There were more than 100 of them. Something worth knowing now that millions of Ukrainians have been displaced again.

“The Allies intended to repatriate all these victims of Nazi Germany and therefore organized them by nationality,” Jan-Hinnerk Antons wrote in Harvard Ukrainian Studies. “However, two misconceptions in their approach to the problem soon proved troublesome.

“First, the number of people refusing repatriation was much higher than anyone had expected. Second, nationality was by no means congruent with citizenship — and it was the latter that was assumed as the basis for repatriation.

“The very existence of more than one hundred Ukrainian Displaced Persons camps in the western zones of occupied Germany was testament to the Ukrainian DPs’ resistance to forced repatriation and their struggle for recognition of their nationality.”

Many of them eventually came to the United States. Including the family of the docent, a resident of Ukrainian Village who had been born in a DP camp. She told us her immediate family had survived the war, but many other relatives had not. Growing up, she said she heard about members of an extended family she never knew.

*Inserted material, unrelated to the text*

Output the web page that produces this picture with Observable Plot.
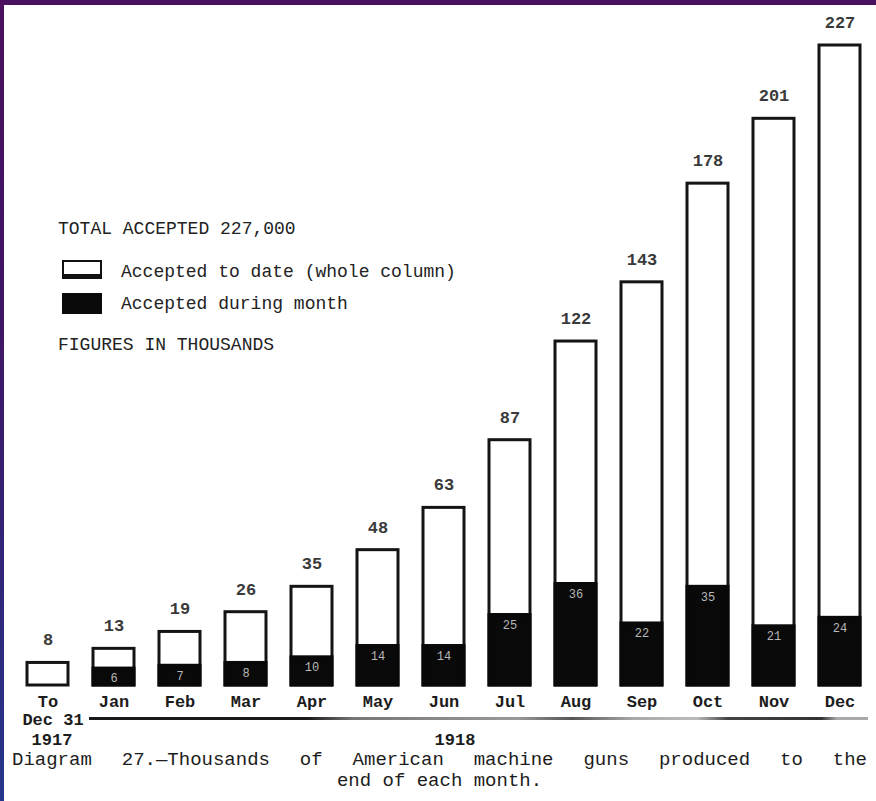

Finally, a much smaller room in the Ukrainian National Museum tells a less troubling tale: the story of the Ukrainian pavilion at the 1933 Century of Progress world’s fair in Chicago, the lesser-known cousin of the 1893 world’s fair. Remarkably, the structure was a project of Ukrainian immigrants in Chicago, and not sponsored by any government. Least of all the Soviet Union, which was busy murdering Ukrainians wholesale at that very moment in history.